‘Lobisomem’ faz terror sobre ‘machos-alfa’, mas mais late do que morde
Filme de terror estrelado por Julia Garner e Christopher Abbott recupera o monstro do Universal Studios para história sobre família em crise

Em 1941, o ator húngaro Béla Lugosi largou o traje de Drácula, se vestiu de cigano e abocanhou Lon Chaney em frente às câmeras do estúdio Universal, dando origem ao que seria O Lobisomem, um dos vários monstros clássicos do estúdio — mas longe de ser o mais famoso. Eclipsado pelo colega vampírico e pelo monstro de Frankenstein, a figura não resultou em tantas produções cinematográficas de sucesso massivo. Para o diretor Leigh Whannell, porém, o desafio de lhe dedicar um novo blockbuster parecia apropriado após O Homem Invisível (2020), com o qual brilhou ao trazer outro dos protagonistas sobrenaturais da empresa para um público contemporâneo. Nasceu assim Lobisomem, que chega aos cinemas brasileiros nesta quinta-feira, 16 de janeiro.
Desta vez, quem passa pela transformação é o escritor Blake (Christopher Abbott), que fica em casa cuidando da filha pequena Ginger (Matilda Firth), enquanto a esposa Charlotte (Julia Garner) garante o sustento da casa como jornalista. Criado por um pai severo no interior de Oregon, o protagonista cresceu com medo do genitor e decidiu jamais exercer a mesma influência sobre outra pessoa. Inofensivo, vive na cidade e não liga para papéis de gênero. Após a confirmação da morte do pai, porém, tem que voltar para a casa onde cresceu. No caminho, passa por um acidente de carro na floresta e é mordido por uma criatura misteriosa, iniciando uma metamorfose grotesca que transformará sua personalidade, força e dieta.
Em 2025, a sinopse é oportuna. Mesmo que mulheres corram com os lobos segundo a autoajuda feminina, nunca antes homens utilizaram tantas denominações lupinas para reafirmar sua virilidade graças a coaches como Andrew Tate, que instigam massas de seguidores com o sonho da identidade “alfa”. Para seus discípulos, a violência masculina imposta é sinal de honra e ancestralidade, danem-se as mulheres ao redor e os parceiros de gênero mais fracos, chamados “betas” ou “ômegas”. O lobo selvagem seria a essência do homem e a domesticidade, aberração.
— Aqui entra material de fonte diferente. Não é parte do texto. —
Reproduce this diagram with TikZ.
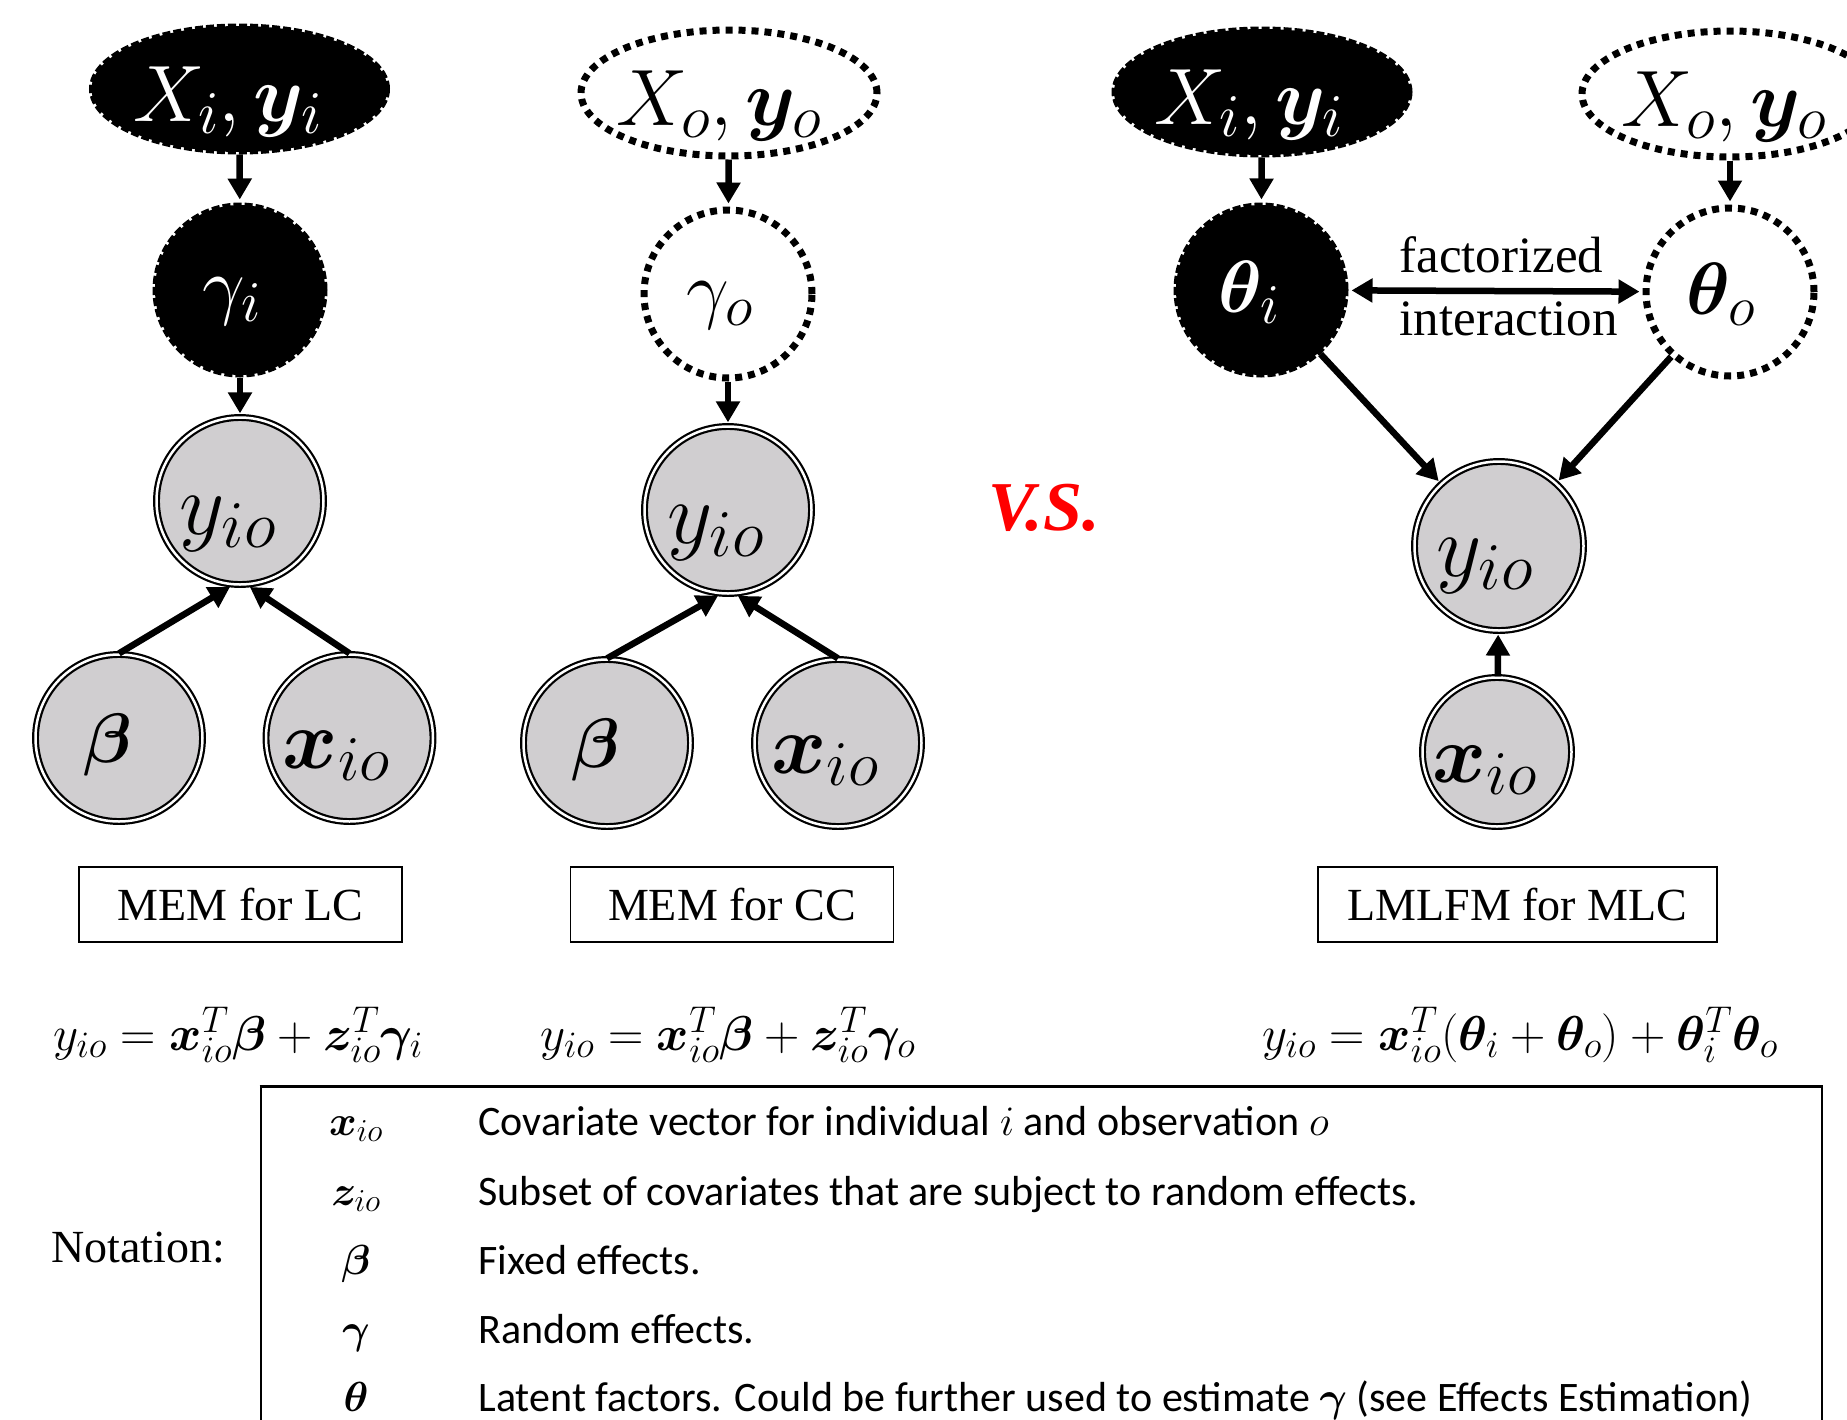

Reside nesta ideia a maior força de Lobisomem, que a rebate com elegância. Por meio da estrutura do horror, Whannell demonstra uma família saudável corroída pela retomada de uma figura paterna agressiva. O argumento é sofisticado, a execução, tacanha.
Promissora, a trama é prejudicada por uma direção letárgica, que se limita a espaços escuros e melancolia incessante. Um momento delicado entre lobisomem e vítima é suficiente para comunicar a tragédia que acomete o clã, mas o efeito perde a força a cada repetição. Enquanto O Homem Invisível esbanjava dinamismo lacerante, Lobisomem é só soturno e parece pouco interessado no gênero do horror, sem ao menos oferecer uma boa cena de transformação — sacrilégio para o cânone de homens-lobos do cinema.
Sob muita maquiagem, Abbott se mostra capaz, mas não escapa da monotonia. Garner, por sua vez, tem que trabalhar dentro dos parâmetros genéricos de esposa hollywoodiana — independente, mas ainda afável e amorosa, jamais incongruente com o dever de mãe. Apesar de se dedicar a uma mudança de paradigma, Lobisomem tem tanto medo de surpresas que deixa de provocá-lo no público. Mais fácil se arrepiar com uma placa de “cão bravo”.